- Hangul: 시스터후드
- RR: Siseuteohudeu
- MR: Sisŭt'ŏhudŭ
- Directed by: Yoon Eun-kyoung
- Written by: Yoon Eun-kyoung
- Produced by: Lee Yun-jin
- Starring: Kim Joo-ryoung; Han Ji-hyun; Choi Myung-bin;
- Cinematography: Baek Moon-su
- Edited by: Moon Jong-hun
- Music by: Park Ki-heon
- Production company: iNew Company
- Distributed by: Special Movie City (South Korea); Hive Filmworks Inc. (international);
- Release dates: July 6, 2025 (BIFAN); November 13, 2025 (AWFF); March 22, 2026 (FIFF);
- Running time: 95 minutes
- Country: South Korea
- Language: Korean

= Sisterhood (2025 film) =

2025 South Korean film

Sisterhood is a 2025 South Korean mystery and thriller film written and directed by Yoon Eun-kyoung. Starring Kim Joo-ryoung, Han Ji-hyun and Choi Myung-bin, it had its premiere at the 29th edition of the Bucheon International Fantastic Film Festival under its "Korean Fantastic: Features" section.

It is set to be released in theaters in 2026 by Special Movie City.

== Premise ==
Kim Joo-ryoung is Jung Yul-hee, a bestselling mystery fiction novelist in her 40s who just filed a divorce against her husband. Choi Myung-bin portrays So-hee, the couple's daughter whose views on the world she lives in became cynical due to her parents' divorce and having to move outside the city. Standing on their way is Ryu Mi-jee, a college student who easily wins people's hearts with her pure and kind impression but has a mysterious - and dangerous - side hidden from them: she has an addiction to relationships and intimacy. Mi-jee is portrayed by Han Ji-hyun.

==Cast==
===Main===
- Kim Joo-ryoung as Jung Yul-hee
- Han Ji-hyun as Ryu Mi-jee
- Choi Myung-bin as So-hee
===Supporting===
- Lee Seung-joon as Yul-hee's husband and So-hee's father
- Bae Bo-ram as an investigative reporter
- TBA as Yul-hee's father, who gave her a country house as inheritance

== Production ==
Sisterhood is written and directed by Yoon Eun-kyoung, who previously won the Best Director award in the 34th Singapore International Film Festival for The Tenants (2023), which also won the International Federation of Film Critics (FIPRESCI) Award in the same festival. It is produced by Lee Yun-jin for iNew Company (Warning: Do Not Play (2018), Tastes of Horror (2023) and Wavve's Love.exe (2025)).
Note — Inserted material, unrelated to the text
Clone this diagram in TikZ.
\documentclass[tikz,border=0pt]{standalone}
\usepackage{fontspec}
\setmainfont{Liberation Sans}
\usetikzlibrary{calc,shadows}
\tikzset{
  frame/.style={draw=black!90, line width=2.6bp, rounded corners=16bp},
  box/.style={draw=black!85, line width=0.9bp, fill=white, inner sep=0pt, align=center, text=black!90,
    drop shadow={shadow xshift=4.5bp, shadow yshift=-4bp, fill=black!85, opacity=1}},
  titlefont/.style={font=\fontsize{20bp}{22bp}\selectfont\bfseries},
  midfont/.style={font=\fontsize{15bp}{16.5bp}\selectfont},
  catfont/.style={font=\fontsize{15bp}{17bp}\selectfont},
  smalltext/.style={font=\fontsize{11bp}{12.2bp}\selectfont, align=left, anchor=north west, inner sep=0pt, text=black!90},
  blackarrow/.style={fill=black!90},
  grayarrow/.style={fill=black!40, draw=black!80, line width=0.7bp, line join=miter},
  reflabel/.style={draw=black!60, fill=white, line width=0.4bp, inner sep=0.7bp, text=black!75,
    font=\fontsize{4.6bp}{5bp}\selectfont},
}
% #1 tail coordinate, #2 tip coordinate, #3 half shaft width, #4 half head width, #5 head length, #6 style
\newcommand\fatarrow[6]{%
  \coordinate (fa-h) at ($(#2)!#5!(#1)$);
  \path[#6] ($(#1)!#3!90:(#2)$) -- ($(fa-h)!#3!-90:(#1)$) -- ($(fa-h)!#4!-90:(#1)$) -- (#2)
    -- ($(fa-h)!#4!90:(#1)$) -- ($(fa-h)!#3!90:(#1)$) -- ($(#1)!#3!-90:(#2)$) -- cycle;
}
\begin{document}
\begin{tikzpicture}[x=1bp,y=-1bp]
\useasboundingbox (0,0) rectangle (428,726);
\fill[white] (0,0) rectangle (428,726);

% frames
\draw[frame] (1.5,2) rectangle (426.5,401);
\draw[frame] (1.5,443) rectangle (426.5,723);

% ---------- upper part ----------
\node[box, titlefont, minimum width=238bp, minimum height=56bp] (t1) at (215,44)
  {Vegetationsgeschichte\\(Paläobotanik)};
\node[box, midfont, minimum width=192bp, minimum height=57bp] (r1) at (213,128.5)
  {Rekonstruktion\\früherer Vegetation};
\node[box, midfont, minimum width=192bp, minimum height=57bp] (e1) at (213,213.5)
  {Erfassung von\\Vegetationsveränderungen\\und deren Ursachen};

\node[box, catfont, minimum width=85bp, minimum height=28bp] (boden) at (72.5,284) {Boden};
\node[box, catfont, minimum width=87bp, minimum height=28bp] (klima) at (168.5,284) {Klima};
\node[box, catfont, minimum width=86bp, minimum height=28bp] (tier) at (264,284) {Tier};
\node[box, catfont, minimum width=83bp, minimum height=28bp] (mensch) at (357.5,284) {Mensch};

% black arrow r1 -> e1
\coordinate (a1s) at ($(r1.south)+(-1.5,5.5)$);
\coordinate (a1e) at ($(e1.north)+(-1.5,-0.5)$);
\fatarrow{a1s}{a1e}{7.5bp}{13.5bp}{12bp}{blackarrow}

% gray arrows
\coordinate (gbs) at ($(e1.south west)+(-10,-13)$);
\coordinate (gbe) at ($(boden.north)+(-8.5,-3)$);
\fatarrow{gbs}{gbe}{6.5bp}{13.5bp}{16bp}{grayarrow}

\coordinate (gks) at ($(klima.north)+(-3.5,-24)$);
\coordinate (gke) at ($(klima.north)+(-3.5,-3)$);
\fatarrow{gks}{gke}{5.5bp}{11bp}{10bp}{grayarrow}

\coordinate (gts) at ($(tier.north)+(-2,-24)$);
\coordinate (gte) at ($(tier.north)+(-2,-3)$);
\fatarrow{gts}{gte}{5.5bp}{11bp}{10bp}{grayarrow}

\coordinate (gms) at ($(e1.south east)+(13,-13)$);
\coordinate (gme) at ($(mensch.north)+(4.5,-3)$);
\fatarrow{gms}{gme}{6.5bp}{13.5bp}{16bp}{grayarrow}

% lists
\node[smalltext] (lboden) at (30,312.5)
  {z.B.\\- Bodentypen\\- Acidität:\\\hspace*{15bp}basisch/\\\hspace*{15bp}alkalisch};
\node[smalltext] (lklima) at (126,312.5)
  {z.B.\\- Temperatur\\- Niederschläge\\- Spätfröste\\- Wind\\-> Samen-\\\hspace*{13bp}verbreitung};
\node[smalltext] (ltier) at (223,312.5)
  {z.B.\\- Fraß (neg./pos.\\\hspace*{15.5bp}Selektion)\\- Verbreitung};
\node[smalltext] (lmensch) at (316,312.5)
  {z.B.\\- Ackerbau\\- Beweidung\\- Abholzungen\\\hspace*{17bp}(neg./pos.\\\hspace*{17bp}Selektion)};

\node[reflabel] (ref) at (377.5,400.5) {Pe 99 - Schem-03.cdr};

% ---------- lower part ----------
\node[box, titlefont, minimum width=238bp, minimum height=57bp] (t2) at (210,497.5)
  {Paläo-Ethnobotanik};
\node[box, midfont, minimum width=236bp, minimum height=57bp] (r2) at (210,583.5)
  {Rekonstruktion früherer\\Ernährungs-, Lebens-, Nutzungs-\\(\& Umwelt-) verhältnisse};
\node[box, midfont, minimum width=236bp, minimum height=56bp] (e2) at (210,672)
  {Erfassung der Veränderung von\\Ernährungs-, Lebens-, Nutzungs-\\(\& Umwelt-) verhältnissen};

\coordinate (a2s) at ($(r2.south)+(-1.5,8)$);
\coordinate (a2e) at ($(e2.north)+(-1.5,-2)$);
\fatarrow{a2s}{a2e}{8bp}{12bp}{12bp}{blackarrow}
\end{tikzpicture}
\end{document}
On April 18, 2025, the BIFAN organizing committee announced that it chose Sisterhood to be presented in the "Fantastic 7" showcase of the Cannes Film Festival's Marché du Film on May 18, 2025.
=== Casting ===
On October 2, 2024, iNew Company announced the casting of Kim Joo-ryoung, Han Ji-hyun and Choi Myung-bin for the lead roles. Lee Seung-joon was also cast for a supporting role.
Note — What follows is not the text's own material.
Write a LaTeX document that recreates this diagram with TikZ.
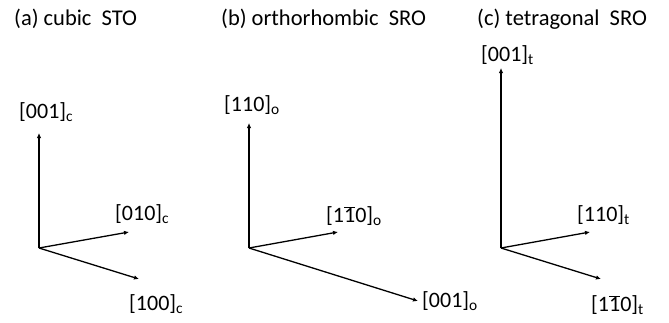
\documentclass[tikz,border=0pt]{standalone}
\usepackage{fontspec}
\setmainfont{Carlito}
\usetikzlibrary{arrows.meta}
\newcommand{\bone}{\(\overline{\mbox{1}}\)}
\tikzset{
  axis/.style={line width=1.3pt,-{Latex[length=5pt,width=4.5pt]}},
  title/.style={anchor=west,inner sep=0pt,font=\fontsize{22.5}{26}\selectfont},
  dirlabel/.style={anchor=west,inner sep=0pt,font=\fontsize{22}{25}\selectfont},
}
\begin{document}
\begin{tikzpicture}[x=1pt,y=-1pt]
\useasboundingbox (0,0) rectangle (669,322);
% titles
\node[title] (ta) at (14,19) {(a) cubic\ \ STO};
\node[title] (tb) at (221,19) {(b) orthorhombic\ \ SRO};
\node[title] (tc) at (477,19) {(c) tetragonal\ \ SRO};
% (a) cubic STO
\coordinate (oa) at (39,248);
\coordinate (a3) at (39,133);
\coordinate (a2) at (129,232);
\coordinate (a1) at (139,279);
\draw[axis] (oa) -- (a3);
\draw[axis] (oa) -- (a2);
\draw[axis] (oa) -- (a1);
\node[dirlabel] (la3) at (19,112) {[001]\textsubscript{c}};
\node[dirlabel] (la2) at (115,214) {[010]\textsubscript{c}};
\node[dirlabel] (la1) at (129,304) {[100]\textsubscript{c}};
% (b) orthorhombic SRO
\coordinate (ob) at (249,248);
\coordinate (b3) at (249,123);
\coordinate (b2) at (338,232);
\coordinate (b1) at (418,301);
\draw[axis] (ob) -- (b3);
\draw[axis] (ob) -- (b2);
\draw[axis] (ob) -- (b1);
\node[dirlabel] (lb3) at (224,105) {[110]\textsubscript{o}};
\node[dirlabel] (lb2) at (326,216) {[1\bone0]\textsubscript{o}};
\node[dirlabel] (lb1) at (422,301) {[001]\textsubscript{o}};
% (c) tetragonal SRO
\coordinate (oc) at (501,248);
\coordinate (c3) at (501,68);
\coordinate (c2) at (590,232);
\coordinate (c1) at (601,279);
\draw[axis] (oc) -- (c3);
\draw[axis] (oc) -- (c2);
\draw[axis] (oc) -- (c1);
\node[dirlabel] (lc3) at (481,55) {[001]\textsubscript{t}};
\node[dirlabel] (lc2) at (577,215) {[110]\textsubscript{t}};
\node[dirlabel] (lc1) at (591,305) {[1\bone0]\textsubscript{t}};
\end{tikzpicture}
\end{document}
On July 11, 2025, Bae Bo-ram's agency S&A Entertainment announced through its Instagram account that she was cast for a supporting role in the film.

===Filming===
Script reading for the film was held on October 2, 2024. Filming began on October 8, 2024 and ended on November 23, 2024.

==Release==
Sisterhood had its world premiere at the 29th edition of the Bucheon International Fantastic Film Festival under its "Korean Fantastic: Features" section on July 6, 2025. It also had its US premiere on November 13, 2025 at the 11th edition of the Asian World Film Festival under the "Focus on Korea" section sponsored by the Korean Cultural Center, Los Angeles, as well as a European premiere on March 22, 2026 at the 40th edition of the Fribourg International Film Festival in Switzerland under its "Genre Cinema (I): Thank you Mum!" section.
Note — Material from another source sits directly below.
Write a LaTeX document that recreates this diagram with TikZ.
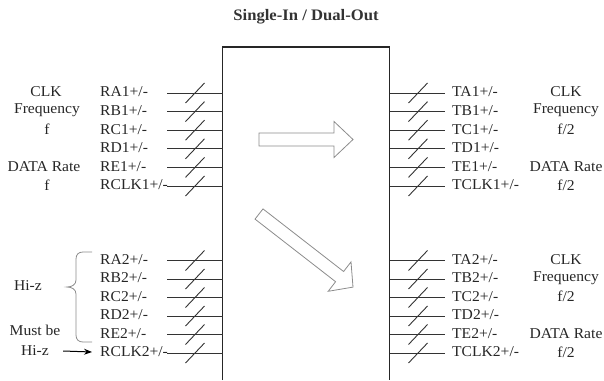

The movie was also premiered in the 20th edition of the Asian Pop-Up Cinema (APUC) Festival in Chicago on April 5, 2026, and the 12th edition of Filmfest Bremen in Germany 12 days later.

In November 2025, Special Movie City acquired the distribution, marketing and intellectual property rights for the film in South Korea. It is set to be released in theaters in 2026.

Hive Filmworks Inc. handles international sales for the film.